**TASK GOAL**
For each line below that includes the word "full", make a copy.

**RECORDS FOR THIS TASK**
▬▬▬▬▬▬

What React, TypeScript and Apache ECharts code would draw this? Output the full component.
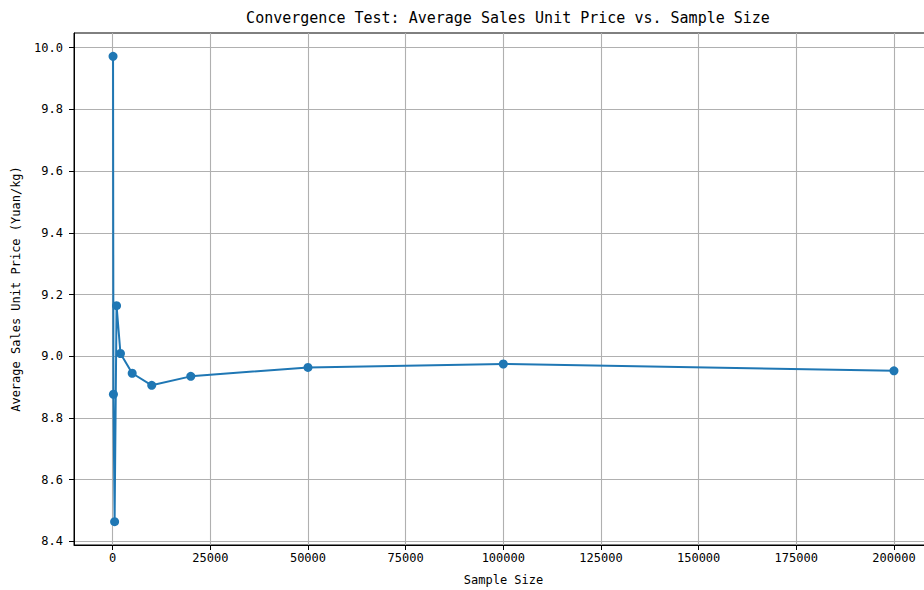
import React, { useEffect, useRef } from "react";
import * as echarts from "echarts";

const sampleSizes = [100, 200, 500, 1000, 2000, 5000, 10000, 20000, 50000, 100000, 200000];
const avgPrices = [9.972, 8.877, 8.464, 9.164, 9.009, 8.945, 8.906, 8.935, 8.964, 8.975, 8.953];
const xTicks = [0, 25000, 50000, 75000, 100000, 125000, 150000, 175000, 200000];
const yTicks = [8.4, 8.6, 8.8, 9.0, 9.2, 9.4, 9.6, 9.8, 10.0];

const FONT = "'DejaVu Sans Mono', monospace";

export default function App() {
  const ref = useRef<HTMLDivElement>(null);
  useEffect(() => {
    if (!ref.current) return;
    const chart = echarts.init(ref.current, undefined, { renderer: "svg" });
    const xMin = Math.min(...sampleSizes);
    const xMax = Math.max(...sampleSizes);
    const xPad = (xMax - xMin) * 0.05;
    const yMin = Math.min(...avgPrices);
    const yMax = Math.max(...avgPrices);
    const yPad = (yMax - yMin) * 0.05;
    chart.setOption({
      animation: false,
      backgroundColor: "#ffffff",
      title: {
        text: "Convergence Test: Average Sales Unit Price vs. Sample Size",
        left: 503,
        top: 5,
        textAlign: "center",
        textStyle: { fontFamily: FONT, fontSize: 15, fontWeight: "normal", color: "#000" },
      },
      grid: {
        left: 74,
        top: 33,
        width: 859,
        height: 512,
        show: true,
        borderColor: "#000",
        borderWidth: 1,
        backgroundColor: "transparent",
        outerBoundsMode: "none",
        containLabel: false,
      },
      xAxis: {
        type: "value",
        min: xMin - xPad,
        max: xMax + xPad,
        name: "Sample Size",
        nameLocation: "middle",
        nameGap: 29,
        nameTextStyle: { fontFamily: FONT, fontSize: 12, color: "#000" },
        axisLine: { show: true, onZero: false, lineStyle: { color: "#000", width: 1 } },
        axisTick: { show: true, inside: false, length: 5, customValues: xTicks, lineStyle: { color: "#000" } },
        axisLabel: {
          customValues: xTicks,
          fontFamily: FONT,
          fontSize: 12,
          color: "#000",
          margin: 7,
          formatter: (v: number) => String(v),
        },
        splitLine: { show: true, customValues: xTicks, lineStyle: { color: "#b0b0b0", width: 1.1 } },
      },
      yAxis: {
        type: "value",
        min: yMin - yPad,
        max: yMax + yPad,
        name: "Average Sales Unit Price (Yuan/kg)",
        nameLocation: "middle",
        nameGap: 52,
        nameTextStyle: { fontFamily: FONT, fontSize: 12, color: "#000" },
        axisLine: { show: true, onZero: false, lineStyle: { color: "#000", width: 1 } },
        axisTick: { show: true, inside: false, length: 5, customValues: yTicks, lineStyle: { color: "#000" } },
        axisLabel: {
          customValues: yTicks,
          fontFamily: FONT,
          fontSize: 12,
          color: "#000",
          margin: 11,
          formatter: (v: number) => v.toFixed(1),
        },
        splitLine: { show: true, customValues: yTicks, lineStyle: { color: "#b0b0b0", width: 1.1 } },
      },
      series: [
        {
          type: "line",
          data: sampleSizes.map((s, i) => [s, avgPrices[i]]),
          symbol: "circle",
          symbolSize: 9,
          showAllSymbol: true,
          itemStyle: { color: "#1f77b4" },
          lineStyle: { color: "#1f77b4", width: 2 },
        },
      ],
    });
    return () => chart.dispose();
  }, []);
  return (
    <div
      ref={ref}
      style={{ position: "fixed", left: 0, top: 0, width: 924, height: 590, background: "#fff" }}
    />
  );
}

▬▬▬▬▬▬

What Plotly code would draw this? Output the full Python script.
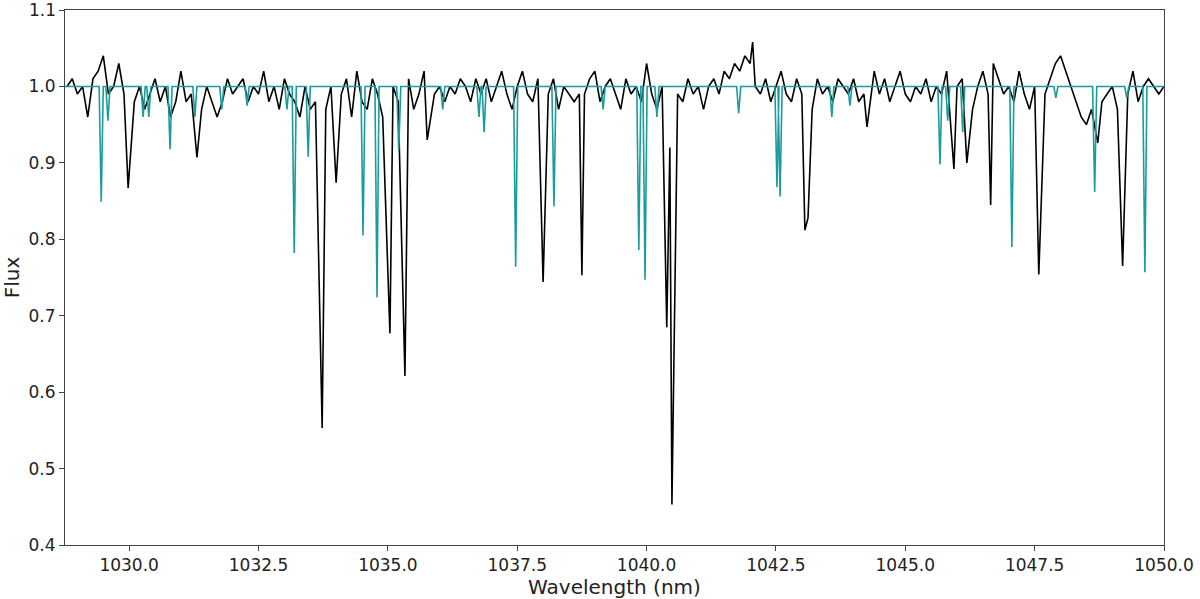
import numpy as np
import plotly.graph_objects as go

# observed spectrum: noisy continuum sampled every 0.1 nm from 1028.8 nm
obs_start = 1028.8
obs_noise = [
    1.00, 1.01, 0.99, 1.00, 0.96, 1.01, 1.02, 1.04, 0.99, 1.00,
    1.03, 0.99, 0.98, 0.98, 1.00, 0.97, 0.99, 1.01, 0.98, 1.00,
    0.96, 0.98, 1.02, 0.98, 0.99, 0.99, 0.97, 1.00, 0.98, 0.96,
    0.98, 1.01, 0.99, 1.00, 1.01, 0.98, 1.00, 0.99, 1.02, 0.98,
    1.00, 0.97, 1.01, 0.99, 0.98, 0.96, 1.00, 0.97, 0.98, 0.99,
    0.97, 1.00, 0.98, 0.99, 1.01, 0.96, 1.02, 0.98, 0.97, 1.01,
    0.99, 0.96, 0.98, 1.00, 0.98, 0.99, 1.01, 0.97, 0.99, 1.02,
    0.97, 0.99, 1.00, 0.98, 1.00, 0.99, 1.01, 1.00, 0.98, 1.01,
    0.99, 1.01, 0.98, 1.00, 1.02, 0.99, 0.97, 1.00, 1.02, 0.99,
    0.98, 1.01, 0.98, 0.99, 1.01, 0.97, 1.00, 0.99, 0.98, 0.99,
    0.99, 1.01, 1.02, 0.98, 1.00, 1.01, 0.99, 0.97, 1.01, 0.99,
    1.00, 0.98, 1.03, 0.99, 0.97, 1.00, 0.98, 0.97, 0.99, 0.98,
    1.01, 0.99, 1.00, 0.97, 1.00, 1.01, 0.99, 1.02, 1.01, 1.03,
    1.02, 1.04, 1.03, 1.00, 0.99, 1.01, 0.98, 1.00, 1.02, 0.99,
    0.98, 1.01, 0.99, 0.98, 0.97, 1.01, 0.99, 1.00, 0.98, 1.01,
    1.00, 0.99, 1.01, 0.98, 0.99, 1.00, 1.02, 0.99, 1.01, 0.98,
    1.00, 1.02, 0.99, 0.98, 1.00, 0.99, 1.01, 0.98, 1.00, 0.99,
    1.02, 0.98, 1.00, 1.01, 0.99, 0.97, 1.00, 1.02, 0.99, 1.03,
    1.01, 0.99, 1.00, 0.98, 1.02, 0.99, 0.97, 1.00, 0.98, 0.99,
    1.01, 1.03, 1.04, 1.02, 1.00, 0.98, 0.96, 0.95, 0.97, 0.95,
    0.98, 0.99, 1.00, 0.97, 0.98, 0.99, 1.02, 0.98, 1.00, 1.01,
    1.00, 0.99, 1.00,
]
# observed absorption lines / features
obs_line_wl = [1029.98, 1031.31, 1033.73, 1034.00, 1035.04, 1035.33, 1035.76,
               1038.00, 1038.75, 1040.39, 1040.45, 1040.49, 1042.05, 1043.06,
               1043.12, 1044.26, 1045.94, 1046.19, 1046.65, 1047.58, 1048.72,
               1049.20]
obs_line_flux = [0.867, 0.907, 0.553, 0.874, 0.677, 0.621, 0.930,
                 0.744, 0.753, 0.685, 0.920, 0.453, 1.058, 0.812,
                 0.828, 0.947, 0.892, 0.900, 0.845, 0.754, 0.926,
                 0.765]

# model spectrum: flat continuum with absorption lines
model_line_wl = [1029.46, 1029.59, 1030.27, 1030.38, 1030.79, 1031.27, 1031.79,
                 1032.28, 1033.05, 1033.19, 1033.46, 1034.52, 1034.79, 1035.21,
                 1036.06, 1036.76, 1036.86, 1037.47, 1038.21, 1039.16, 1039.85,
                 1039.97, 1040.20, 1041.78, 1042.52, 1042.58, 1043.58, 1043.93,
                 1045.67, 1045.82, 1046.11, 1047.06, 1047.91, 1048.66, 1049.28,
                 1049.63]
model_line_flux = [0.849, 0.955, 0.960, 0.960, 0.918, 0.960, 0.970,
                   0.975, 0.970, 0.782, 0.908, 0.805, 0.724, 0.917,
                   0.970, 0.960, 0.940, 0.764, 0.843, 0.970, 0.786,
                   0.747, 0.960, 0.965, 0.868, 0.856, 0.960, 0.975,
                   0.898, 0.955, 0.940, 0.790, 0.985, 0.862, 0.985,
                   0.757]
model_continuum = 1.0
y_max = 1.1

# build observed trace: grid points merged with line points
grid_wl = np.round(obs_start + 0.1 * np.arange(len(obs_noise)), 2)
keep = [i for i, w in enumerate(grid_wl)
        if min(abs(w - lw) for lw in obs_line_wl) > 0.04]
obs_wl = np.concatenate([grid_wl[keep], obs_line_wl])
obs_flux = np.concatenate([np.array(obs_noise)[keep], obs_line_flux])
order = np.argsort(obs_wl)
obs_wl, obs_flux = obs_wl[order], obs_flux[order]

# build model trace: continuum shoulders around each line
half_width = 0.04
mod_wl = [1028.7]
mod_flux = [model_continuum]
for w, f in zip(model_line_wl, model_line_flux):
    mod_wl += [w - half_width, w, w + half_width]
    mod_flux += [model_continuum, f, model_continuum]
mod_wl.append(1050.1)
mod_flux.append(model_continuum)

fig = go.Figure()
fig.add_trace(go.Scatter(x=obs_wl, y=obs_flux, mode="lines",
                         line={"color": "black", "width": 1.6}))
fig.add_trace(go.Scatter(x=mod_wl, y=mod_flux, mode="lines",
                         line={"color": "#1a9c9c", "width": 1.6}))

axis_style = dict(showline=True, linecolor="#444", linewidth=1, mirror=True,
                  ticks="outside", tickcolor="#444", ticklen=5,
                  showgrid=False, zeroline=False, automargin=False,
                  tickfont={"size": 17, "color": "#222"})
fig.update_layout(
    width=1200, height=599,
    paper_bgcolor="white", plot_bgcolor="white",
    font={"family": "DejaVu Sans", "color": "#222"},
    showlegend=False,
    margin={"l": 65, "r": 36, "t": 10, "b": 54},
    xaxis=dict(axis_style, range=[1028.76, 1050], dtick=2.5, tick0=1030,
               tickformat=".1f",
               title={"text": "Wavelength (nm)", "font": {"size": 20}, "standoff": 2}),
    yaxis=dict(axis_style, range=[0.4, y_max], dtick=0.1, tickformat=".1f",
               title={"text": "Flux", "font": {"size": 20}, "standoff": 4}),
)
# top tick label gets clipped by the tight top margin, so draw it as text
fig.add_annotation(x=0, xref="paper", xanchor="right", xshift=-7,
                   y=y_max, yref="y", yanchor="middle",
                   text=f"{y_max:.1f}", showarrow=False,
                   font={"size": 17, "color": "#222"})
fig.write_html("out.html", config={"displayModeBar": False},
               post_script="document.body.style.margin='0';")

▬▬▬▬▬▬

**WORKED ANSWER**
What React, TypeScript and Apache ECharts code would draw this? Output the full component.
What Plotly code would draw this? Output the full Python script.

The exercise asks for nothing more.